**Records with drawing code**
(begin)
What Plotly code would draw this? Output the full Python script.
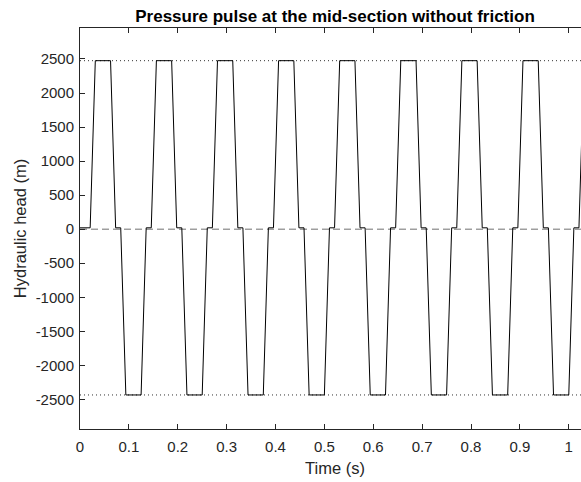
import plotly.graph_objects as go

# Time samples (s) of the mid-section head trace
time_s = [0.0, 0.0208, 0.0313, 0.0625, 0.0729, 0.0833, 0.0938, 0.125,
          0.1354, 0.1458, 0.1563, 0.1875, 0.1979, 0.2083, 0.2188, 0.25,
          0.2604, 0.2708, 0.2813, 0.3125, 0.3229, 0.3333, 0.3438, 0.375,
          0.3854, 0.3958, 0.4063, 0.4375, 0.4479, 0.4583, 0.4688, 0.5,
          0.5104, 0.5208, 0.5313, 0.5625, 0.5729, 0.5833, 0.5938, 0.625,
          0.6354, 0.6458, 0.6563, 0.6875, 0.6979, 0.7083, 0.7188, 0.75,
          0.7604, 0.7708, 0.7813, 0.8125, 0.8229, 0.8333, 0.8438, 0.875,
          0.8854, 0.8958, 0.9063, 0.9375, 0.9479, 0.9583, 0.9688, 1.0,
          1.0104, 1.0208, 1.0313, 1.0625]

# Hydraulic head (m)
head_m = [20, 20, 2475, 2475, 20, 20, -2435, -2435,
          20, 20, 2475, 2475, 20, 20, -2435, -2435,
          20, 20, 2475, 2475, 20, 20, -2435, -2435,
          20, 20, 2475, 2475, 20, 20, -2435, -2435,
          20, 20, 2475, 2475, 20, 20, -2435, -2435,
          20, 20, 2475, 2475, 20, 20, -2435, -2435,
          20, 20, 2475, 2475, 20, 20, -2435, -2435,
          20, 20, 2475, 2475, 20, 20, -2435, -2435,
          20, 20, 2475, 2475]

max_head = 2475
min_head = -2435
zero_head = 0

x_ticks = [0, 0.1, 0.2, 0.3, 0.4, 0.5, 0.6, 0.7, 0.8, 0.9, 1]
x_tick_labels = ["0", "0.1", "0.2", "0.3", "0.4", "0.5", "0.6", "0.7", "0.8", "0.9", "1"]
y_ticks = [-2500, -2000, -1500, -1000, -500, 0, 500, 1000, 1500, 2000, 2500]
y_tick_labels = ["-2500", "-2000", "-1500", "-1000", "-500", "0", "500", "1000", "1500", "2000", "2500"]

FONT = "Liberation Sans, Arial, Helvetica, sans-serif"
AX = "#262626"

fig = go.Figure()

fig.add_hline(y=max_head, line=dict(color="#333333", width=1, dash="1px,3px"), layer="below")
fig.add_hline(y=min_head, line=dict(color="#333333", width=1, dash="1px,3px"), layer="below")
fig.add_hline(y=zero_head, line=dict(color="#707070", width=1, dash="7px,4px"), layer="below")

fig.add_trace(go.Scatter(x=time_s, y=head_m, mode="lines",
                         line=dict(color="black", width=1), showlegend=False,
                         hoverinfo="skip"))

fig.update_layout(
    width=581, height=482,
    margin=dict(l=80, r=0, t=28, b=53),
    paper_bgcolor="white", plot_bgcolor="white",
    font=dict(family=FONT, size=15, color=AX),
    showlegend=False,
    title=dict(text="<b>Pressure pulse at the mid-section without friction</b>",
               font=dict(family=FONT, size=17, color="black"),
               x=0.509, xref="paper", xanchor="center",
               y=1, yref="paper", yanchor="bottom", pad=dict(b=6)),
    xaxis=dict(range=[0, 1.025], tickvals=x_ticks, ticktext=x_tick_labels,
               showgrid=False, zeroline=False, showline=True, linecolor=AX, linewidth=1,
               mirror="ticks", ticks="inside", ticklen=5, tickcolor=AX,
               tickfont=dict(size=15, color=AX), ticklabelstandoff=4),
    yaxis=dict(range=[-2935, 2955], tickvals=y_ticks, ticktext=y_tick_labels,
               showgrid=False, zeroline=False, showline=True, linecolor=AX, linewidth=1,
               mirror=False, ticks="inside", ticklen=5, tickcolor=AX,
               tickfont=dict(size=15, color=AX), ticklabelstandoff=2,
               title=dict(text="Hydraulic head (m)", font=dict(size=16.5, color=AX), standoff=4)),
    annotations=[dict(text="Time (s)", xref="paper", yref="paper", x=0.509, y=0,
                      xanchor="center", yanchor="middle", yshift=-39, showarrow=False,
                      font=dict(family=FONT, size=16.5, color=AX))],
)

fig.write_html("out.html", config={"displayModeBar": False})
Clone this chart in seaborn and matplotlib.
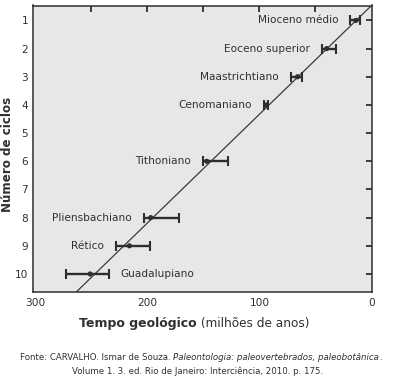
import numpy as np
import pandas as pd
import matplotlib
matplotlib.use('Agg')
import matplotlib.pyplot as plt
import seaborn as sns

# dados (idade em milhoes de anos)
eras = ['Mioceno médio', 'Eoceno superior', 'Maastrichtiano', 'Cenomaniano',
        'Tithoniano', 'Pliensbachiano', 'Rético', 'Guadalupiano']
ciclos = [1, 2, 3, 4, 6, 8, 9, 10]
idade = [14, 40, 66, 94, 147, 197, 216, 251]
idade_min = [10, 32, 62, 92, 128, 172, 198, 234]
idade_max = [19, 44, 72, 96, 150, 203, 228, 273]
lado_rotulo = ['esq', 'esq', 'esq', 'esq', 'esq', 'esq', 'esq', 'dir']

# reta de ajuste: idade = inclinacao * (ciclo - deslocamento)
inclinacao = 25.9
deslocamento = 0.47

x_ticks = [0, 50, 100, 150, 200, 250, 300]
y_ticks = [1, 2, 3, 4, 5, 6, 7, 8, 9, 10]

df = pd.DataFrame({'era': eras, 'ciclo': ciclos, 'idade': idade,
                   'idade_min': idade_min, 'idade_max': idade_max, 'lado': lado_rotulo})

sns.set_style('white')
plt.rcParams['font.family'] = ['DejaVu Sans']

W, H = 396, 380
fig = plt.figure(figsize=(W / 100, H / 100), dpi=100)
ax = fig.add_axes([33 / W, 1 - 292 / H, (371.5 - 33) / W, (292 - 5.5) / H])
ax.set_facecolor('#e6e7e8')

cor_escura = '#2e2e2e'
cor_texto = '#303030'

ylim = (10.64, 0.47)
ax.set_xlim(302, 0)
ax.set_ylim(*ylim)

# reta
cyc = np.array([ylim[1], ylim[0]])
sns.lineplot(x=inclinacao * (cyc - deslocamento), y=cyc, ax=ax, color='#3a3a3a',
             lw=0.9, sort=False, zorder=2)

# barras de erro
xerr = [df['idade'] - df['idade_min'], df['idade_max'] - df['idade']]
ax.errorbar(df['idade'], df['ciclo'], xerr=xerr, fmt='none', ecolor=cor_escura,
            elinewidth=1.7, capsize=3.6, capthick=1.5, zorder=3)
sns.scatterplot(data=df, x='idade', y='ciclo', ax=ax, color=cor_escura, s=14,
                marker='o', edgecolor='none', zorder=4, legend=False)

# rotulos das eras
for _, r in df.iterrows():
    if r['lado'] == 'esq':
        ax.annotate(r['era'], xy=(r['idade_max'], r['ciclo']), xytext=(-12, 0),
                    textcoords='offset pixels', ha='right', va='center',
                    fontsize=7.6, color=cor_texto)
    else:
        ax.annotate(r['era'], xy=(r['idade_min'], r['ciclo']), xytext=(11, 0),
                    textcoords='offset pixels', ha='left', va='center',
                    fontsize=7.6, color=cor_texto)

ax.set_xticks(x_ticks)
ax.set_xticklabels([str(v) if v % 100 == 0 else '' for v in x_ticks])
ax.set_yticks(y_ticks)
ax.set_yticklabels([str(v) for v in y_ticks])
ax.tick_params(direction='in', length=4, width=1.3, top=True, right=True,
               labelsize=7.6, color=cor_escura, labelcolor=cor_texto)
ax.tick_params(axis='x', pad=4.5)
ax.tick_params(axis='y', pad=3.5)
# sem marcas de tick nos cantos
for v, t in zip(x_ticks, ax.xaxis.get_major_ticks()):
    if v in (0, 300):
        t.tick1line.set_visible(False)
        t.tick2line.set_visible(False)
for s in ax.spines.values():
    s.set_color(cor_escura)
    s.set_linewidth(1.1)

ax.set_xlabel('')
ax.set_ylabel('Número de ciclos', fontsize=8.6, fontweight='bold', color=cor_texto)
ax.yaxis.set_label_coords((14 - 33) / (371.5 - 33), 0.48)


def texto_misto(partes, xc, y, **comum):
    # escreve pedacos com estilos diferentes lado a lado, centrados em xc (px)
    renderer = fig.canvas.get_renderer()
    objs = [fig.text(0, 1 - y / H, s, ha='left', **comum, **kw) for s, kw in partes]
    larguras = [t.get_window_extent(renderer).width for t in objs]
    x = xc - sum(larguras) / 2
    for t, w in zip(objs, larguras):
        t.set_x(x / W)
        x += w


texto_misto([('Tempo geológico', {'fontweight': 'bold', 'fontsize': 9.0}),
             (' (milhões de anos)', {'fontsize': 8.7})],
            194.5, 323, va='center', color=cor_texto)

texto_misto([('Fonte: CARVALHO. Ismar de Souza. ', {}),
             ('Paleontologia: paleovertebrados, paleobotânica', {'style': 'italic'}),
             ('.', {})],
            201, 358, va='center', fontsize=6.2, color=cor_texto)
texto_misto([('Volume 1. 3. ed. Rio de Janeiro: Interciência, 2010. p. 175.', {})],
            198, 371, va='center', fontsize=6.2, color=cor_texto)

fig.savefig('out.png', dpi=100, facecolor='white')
(end)
**Short task**
Only the lines from the one with "Clone this chart in seaborn and matplotlib." down to the one with "ax.set_ylim(*ylim)" belong in your copy, both ends included; write them out exactly and skip any pictures.

**Response to this exercise**
Clone this chart in seaborn and matplotlib.
import numpy as np
import pandas as pd
import matplotlib
matplotlib.use('Agg')
import matplotlib.pyplot as plt
import seaborn as sns

# dados (idade em milhoes de anos)
eras = ['Mioceno médio', 'Eoceno superior', 'Maastrichtiano', 'Cenomaniano',
        'Tithoniano', 'Pliensbachiano', 'Rético', 'Guadalupiano']
ciclos = [1, 2, 3, 4, 6, 8, 9, 10]
idade = [14, 40, 66, 94, 147, 197, 216, 251]
idade_min = [10, 32, 62, 92, 128, 172, 198, 234]
idade_max = [19, 44, 72, 96, 150, 203, 228, 273]
lado_rotulo = ['esq', 'esq', 'esq', 'esq', 'esq', 'esq', 'esq', 'dir']

# reta de ajuste: idade = inclinacao * (ciclo - deslocamento)
inclinacao = 25.9
deslocamento = 0.47

x_ticks = [0, 50, 100, 150, 200, 250, 300]
y_ticks = [1, 2, 3, 4, 5, 6, 7, 8, 9, 10]

df = pd.DataFrame({'era': eras, 'ciclo': ciclos, 'idade': idade,
                   'idade_min': idade_min, 'idade_max': idade_max, 'lado': lado_rotulo})

sns.set_style('white')
plt.rcParams['font.family'] = ['DejaVu Sans']

W, H = 396, 380
fig = plt.figure(figsize=(W / 100, H / 100), dpi=100)
ax = fig.add_axes([33 / W, 1 - 292 / H, (371.5 - 33) / W, (292 - 5.5) / H])
ax.set_facecolor('#e6e7e8')

cor_escura = '#2e2e2e'
cor_texto = '#303030'

ylim = (10.64, 0.47)
ax.set_xlim(302, 0)
ax.set_ylim(*ylim)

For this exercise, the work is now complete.